We had a baby name picked out for a girl. After I found out I was pregnant as I was praying I heard a promise from the Lord using this specific name we had picked out. So when we lost this baby I was confused. Why would He give me a promise for this baby if she was just going to pass away.
I was angry and confused, but then I realized it’s quite possible that the Lord was giving me a future word and this baby wasn’t her - so I needed to know what this baby’s name was. I needed confirmation that I was hearing Him correctly. So I prayed and asked Him for our baby’s name. That night I woke up multiple times hearing the name Olive Jean. I was in and out of sleep so I thought He was saying “Olive tree” I thought He was giving me some sort of prophetic picture lol. I remember even in my dream saying “Lord are you saying Olive Tree?” and I heard him say, “No! Olive Jean.” I woke up that morning a little shocked that He actually gave me her name (I mean I shouldn’t have been because God’s good like that) and kind of questioning myself. Yes, I’m human like the rest of y’all and I question what I hear from God sometimes. Except not long after I woke I realized that name sounded familiar. I was pretty certain someone on Derek’s side of the family was named Olive, but I wasn’t sure who. Derek had to contact his dad to ask.
While I was waiting to hear if I was right about it being a family name I looked up the meaning of the name Olive. It means “symbol of impending peace.” I mean how perfect. Holy Spirit was telling me peace was coming. The night before I had went through a traumatic experience birthing Olive. You can call it a miscarriage if you want - but most won’t tell you, if you don’t have a D&C and you choose to pass your baby naturally you go through labor. Some women’s don’t last long and others like myself go through hours of contractions (either way it’s devastating). So to know her name meant this was amazing. I needed to know peace was coming after the storm.

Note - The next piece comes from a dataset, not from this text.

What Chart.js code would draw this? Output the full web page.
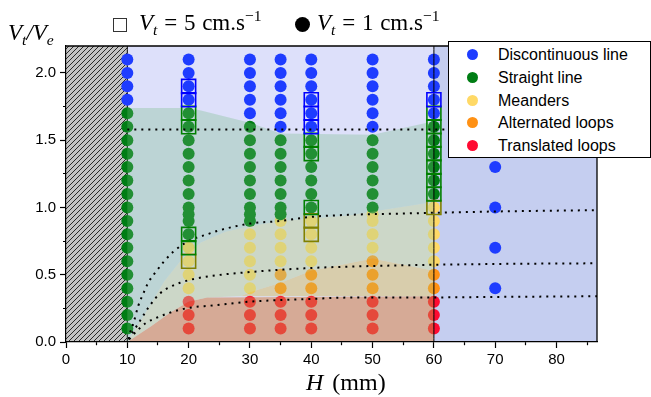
<!DOCTYPE html>
<html>
<head>
<meta charset="utf-8">
<title>Regimes map</title>
<script src="https://cdn.jsdelivr.net/npm/chart.js@4.4.1/dist/chart.umd.min.js"></script>
<style>
  html, body { margin:0; padding:0; background:#fff; }
  #wrap { position:relative; width:651px; height:397px; overflow:hidden; }
  #chart { position:absolute; left:0; top:0; }
  .serif { position:absolute; font-family:'Liberation Serif','Times New Roman',serif; color:#000; white-space:nowrap; line-height:1; }
  .lo { font-size:0.68em; position:relative; top:0.3em; }
  .hi { font-size:0.68em; position:relative; top:-0.55em; }
  #key { position:absolute; left:448px; top:41px; width:201px; height:115px; background:#fff; border:1px solid #000;
         font-family:'Liberation Sans',Arial,sans-serif; font-size:16px; color:#000; }
  #key .row { position:absolute; left:0; width:200px; height:20px; line-height:20px; }
  #key .dot { position:absolute; left:18px; top:4px; width:11px; height:11px; border-radius:50%; }
  #key .lbl { position:absolute; left:49px; top:0; white-space:nowrap; }
</style>
</head>
<body>
<div id="wrap">
  <canvas id="chart" width="651" height="397"></canvas>

  <div class="serif" style="left:8px; top:21px; font-size:23px"><i>V</i><span class="lo"><i>t</i></span><i>/V</i><span class="lo"><i>e</i></span></div>

  <div style="position:absolute; left:113px; top:18px; width:12px; height:12px; border:1px solid #333;"></div>
  <div class="serif" style="left:139px; top:11px; font-size:23px; word-spacing:1px"><i>V</i><span class="lo"><i>t</i></span> = 5 cm.s<span class="hi">−1</span></div>
  <div style="position:absolute; left:295px; top:17px; width:15px; height:15px; border-radius:50%; background:#000;"></div>
  <div class="serif" style="left:317px; top:11px; font-size:23px; word-spacing:1px"><i>V</i><span class="lo"><i>t</i></span> = 1 cm.s<span class="hi">−1</span></div>

  <div class="serif" style="left:306px; top:370px; font-size:24px; word-spacing:3px"><i>H</i> (mm)</div>

  <div id="key"></div>
</div>

<script>
// Each row: H (mm) first, then the Vt/Ve values observed at that H
const discontinuous = [
  [10, 2.1, 2.0, 1.9, 1.8],
  [20, 2.1, 2.0, 1.9, 1.8],
  [30, 2.1, 2.0, 1.9, 1.8, 1.7],
  [35, 2.1, 2.0, 1.9, 1.8, 1.7, 1.6],
  [40, 2.1, 2.0, 1.9, 1.8, 1.7, 1.6],
  [50, 2.1, 2.0, 1.9, 1.8, 1.7, 1.6],
  [60, 2.1, 2.0, 1.9, 1.8, 1.7],
  [70, 1.3, 1.0, 0.7, 0.4]
];
const straight = [
  [10, 1.7, 1.6, 1.5, 1.4, 1.3, 1.2, 1.1, 1.0, 0.9, 0.8, 0.7, 0.6, 0.5, 0.4, 0.3, 0.2, 0.1],
  [20, 1.7, 1.6, 1.5, 1.4, 1.3, 1.2, 1.1, 1.0, 0.95, 0.9, 0.8],
  [30, 1.6, 1.5, 1.4, 1.3, 1.2, 1.1, 1.0, 0.95, 0.9],
  [35, 1.5, 1.4, 1.3, 1.2, 1.1, 1.0, 0.95],
  [40, 1.5, 1.4, 1.3, 1.2, 1.1, 1.0],
  [50, 1.5, 1.4, 1.3, 1.2, 1.1, 1.0],
  [60, 1.6, 1.5, 1.4, 1.3, 1.2, 1.1]
];
const meanders = [
  [20, 0.7, 0.6, 0.5, 0.4],
  [30, 0.8, 0.7, 0.6, 0.5, 0.4],
  [35, 0.9, 0.8, 0.7, 0.6],
  [40, 0.9, 0.8, 0.7, 0.6],
  [50, 0.95, 0.9, 0.8, 0.7],
  [60, 1.0, 0.9, 0.8, 0.7, 0.6]
];
const alternated = [
  [35, 0.5, 0.4],
  [40, 0.5, 0.4],
  [50, 0.6, 0.5, 0.4],
  [60, 0.5, 0.4]
];
const translated = [
  [20, 0.3, 0.2, 0.1],
  [30, 0.3, 0.2, 0.1],
  [35, 0.3, 0.2, 0.1],
  [40, 0.3, 0.2, 0.1],
  [50, 0.3, 0.2, 0.1],
  [60, 0.3, 0.2, 0.1]
];

// runs at Vt = 5 cm/s (open squares), same row layout
const sqDiscontinuous = [[20, 1.9, 1.8], [40, 1.8, 1.7, 1.6], [60, 1.8]];
const sqStraight = [[20, 1.7, 1.6, 0.8, 0.7], [40, 1.5, 1.4, 1.0], [60, 1.7, 1.6, 1.5, 1.4, 1.3, 1.2, 1.1]];
const sqMeanders = [[20, 0.6], [40, 0.9, 0.8], [60, 1.0]];

// upper edges of the shaded regime zones, [H, Vt/Ve]
const straightTop = [[10, 1.74], [20, 1.74], [22, 1.72], [30, 1.63], [35, 1.55], [50, 1.54], [60, 1.64]];
const meandersTop = [[10, 0], [13, 0.22], [16, 0.45], [19, 0.62], [22, 0.74], [26, 0.82], [30, 0.86], [35, 0.9], [46, 0.94], [50, 0.97], [60, 1.04]];
const alternatedTop = [[28.5, 0.34], [30, 0.37], [35, 0.44], [40, 0.53], [50, 0.62], [60, 0.53]];
const translatedTop = [[10, 0], [14, 0.12], [17, 0.22], [20, 0.3], [23, 0.33], [60, 0.34]];

// dotted transition curves
const plateau = [[10, 1.58], [86.6, 1.58]];
const curveUpper = [[10.2, 0.02], [10.4, 0.06], [11, 0.14], [11.8, 0.27], [12.6, 0.36], [13.4, 0.44], [14.8, 0.53], [16, 0.6], [17.5, 0.67], [19.2, 0.73], [21, 0.77], [23, 0.8], [25, 0.83], [30, 0.88], [35, 0.9], [40, 0.93], [46, 0.945], [55, 0.955], [70, 0.97], [86.6, 0.98]];
const curveMiddle = [[10.2, 0.02], [11, 0.08], [12.1, 0.16], [13.5, 0.26], [15.3, 0.36], [17, 0.41], [18.6, 0.44], [21, 0.47], [23.5, 0.49], [30, 0.52], [40, 0.55], [46, 0.56], [55, 0.57], [70, 0.58], [86.6, 0.585]];
const curveLower = [[10.3, 0.02], [11.5, 0.08], [13, 0.14], [15.3, 0.19], [18.6, 0.24], [21, 0.26], [23.5, 0.27], [30, 0.3], [40, 0.32], [46, 0.33], [55, 0.33], [70, 0.335], [86.6, 0.34]];

const dividers = [10, 60];
const H_MAX = 86.6, V_MAX = 2.2;

const COLORS = {
  discontinuous: '#1e3cff',
  straight: '#007d14',
  meanders: '#ffd966',
  alternated: '#ff9114',
  translated: '#ff0a32'
};

const rowsToPoints = rows => rows.flatMap(([h, ...vals]) => vals.map(v => ({x: h, y: v})));
const pairs = arr => arr.map(([x, y]) => ({x, y}));

// closed outlines of the regime zones
const straightZone = [...straightTop, ...[...meandersTop].reverse()];
const meandersZone = [...meandersTop, [60, alternatedTop[alternatedTop.length - 1][1]], ...[...alternatedTop].reverse(),
  ...[...translatedTop].reverse().filter(p => p[0] < alternatedTop[0][0])];
const alternatedZone = [...alternatedTop, [60, translatedTop[translatedTop.length - 1][1]]];
const translatedZone = [...translatedTop, [60, 0]];

// hatched fill for the excluded strip H < 10
const tile = document.createElement('canvas');
tile.width = tile.height = 5;
const tc = tile.getContext('2d');
tc.fillStyle = '#c4c4c4';
tc.fillRect(0, 0, 5, 5);
tc.strokeStyle = '#2a2a2a';
tc.lineWidth = 1;
tc.beginPath();
tc.moveTo(-1, 6); tc.lineTo(6, -1);
tc.moveTo(-1, 1); tc.lineTo(1, -1);
tc.moveTo(4, 6); tc.lineTo(6, 4);
tc.stroke();
const hatch = tc.createPattern(tile, 'repeat');

const zone = (pts, color, order) => ({
  type: 'line', data: pairs(pts), fill: 'shape', backgroundColor: color,
  borderColor: 'transparent', borderWidth: 0, pointRadius: 0, tension: 0, order
});
const rule = (pts, order, dashed, width) => ({
  type: 'line', data: pairs(pts), fill: false, borderColor: '#000',
  borderWidth: width || (dashed ? 2 : 1), borderDash: dashed ? [2, 5] : [], pointRadius: 0,
  cubicInterpolationMode: 'monotone', order, clip: 3
});
const dots = (rows, color) => ({
  type: 'scatter', data: rowsToPoints(rows), backgroundColor: color, borderWidth: 0,
  pointRadius: 6, pointHoverRadius: 6, order: 10
});
const squares = (rows, color) => ({
  type: 'scatter', data: rowsToPoints(rows), pointStyle: 'rect', backgroundColor: 'rgba(0,0,0,0)',
  borderColor: color, borderWidth: 1.6, pointRadius: 9.9, order: 2
});

const datasets = [
  zone([[0, 0], [0, V_MAX], [10, V_MAX], [10, 0]], hatch, 20),
  zone([[10, 0], [10, V_MAX], [60, V_MAX], [60, 0]], 'rgb(221,224,250)', 19),
  zone([[60, 0], [60, V_MAX], [H_MAX, V_MAX], [H_MAX, 0]], 'rgb(197,206,240)', 19),
  rule([[dividers[0], 0], [dividers[0], V_MAX]], 15, false),
  dots(discontinuous, COLORS.discontinuous),
  dots(straight, COLORS.straight),
  dots(meanders, COLORS.meanders),
  dots(alternated, COLORS.alternated),
  dots(translated, COLORS.translated),
  zone(straightZone, 'rgba(111,184,130,0.3)', 8),
  zone(meandersZone, 'rgba(185,204,139,0.45)', 8),
  zone(alternatedZone, 'rgba(210,182,77,0.45)', 8),
  zone(translatedZone, 'rgba(208,126,68,0.55)', 8),
  rule([[dividers[1], 0], [dividers[1], V_MAX]], 6, false),
  rule(plateau, 5, true),
  rule(curveUpper, 5, true),
  rule(curveMiddle, 5, true),
  rule(curveLower, 5, true),
  squares(sqDiscontinuous, '#0000ff'),
  squares(sqStraight, '#008000'),
  squares(sqMeanders, '#808000'),
  // top and right edges of the plot frame
  rule([[0, V_MAX], [H_MAX, V_MAX]], 1, false, 1.3),
  rule([[H_MAX, V_MAX], [H_MAX, 0]], 1, false, 1.3)
];

const near = (a, b) => Math.abs(a - b) < 1e-6;
const tickFont = {family: "'Liberation Sans', Arial, sans-serif", size: 15};
const frame = {color: '#000', width: 1.2, z: 1};

new Chart(document.getElementById('chart'), {
  type: 'scatter',
  data: {datasets},
  options: {
    responsive: false,
    animation: false,
    devicePixelRatio: 1,
    layout: {padding: {left: 0, top: 46, right: 54, bottom: 0}},
    plugins: {legend: {display: false}, tooltip: {enabled: false}},
    scales: {
      x: {
        type: 'linear', min: 0, max: H_MAX, position: 'bottom',
        afterFit: s => { s.height = 55; },
        border: frame,
        grid: {
          drawOnChartArea: false, tickLength: 6, tickColor: '#000', tickWidth: 1.2,
          tickBorderDash: c => (c.tick && c.tick.value % 10 !== 0) ? [3, 100] : []
        },
        ticks: {
          stepSize: 5, includeBounds: false, autoSkip: false, maxRotation: 0, padding: 3,
          color: '#000', font: tickFont,
          callback: v => (v % 10 === 0 ? String(v) : '')
        }
      },
      y: {
        type: 'linear', min: 0, max: V_MAX, position: 'left',
        afterFit: s => { s.width = 66; },
        border: frame,
        grid: {
          drawOnChartArea: false, tickLength: 6, tickColor: '#000', tickWidth: 1.2,
          tickBorderDash: c => (c.tick && !near(c.tick.value * 2, Math.round(c.tick.value * 2))) ? [0, 3, 3, 100] : []
        },
        ticks: {
          stepSize: 0.25, includeBounds: false, autoSkip: false, padding: 4,
          color: '#000', font: tickFont,
          callback: v => (near(v * 2, Math.round(v * 2)) ? v.toFixed(1) : '')
        }
      }
    }
  }
});

// regime key
const keyItems = [
  ['Discontinuous line', COLORS.discontinuous],
  ['Straight line', COLORS.straight],
  ['Meanders', COLORS.meanders],
  ['Alternated loops', COLORS.alternated],
  ['Translated loops', COLORS.translated]
];
document.getElementById('key').innerHTML = keyItems.map(([label, color], i) => `
  <div class="row" style="top:${3 + i * 22.8}px">
    <span class="dot" style="background:${color}"></span>
    <span class="lbl">${label}</span>
  </div>`).join('');
</script>
</body>
</html>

Derek’s dad told him Olive was his grandma’s name. So she was Derek's great grandmother. She was Johnnie Truman’s ( Derek’s grandad) mom. If you don’t know the story about Truman, our son, and his naming story - God gave Derek Truman’s name while he was sleeping as well (we had a completely different boys name picked out). And when Derek woke he realized the name was just the reverse of his grandad’s name. So to find out God had us name Truman after Derek’s grandad and then God told me to name this baby Olive after Johnnie’s mom is really special. I mean I don’t understand the significance of it fully, but pretty wild right? The only thing I’ve thought about is in the ancient near east (Bible times) people were identified as sons or daughter of their father. You’ll always notice the paternal side is where people were identified. Kind of like in the west how our last name is how we identify with what family we belong. Jesus naming our kids after Derek’s father side doesn’t super surprise me.
Olive was never a name on a list of baby names for us and we didn’t even know who on Derek’s side of the family had that name. The significance is just wild to think about.
Then comes the middle name Jean. It took me 5 days to look this one up. I think I was just awestruck that God gave me the name Olive and that it actually had a family connection. So when I looked up the name Jean my mouth dropped open. It’s the feminine version of the name John. John is Truman’s middle name! It means God is gracious. So Truman and Olive’s middle name has the same meaning. God is gracious! I can’t make this stuff up people. I went to sleep, and heard this name. I wasn’t freaking googling baby names and trying to make up connections.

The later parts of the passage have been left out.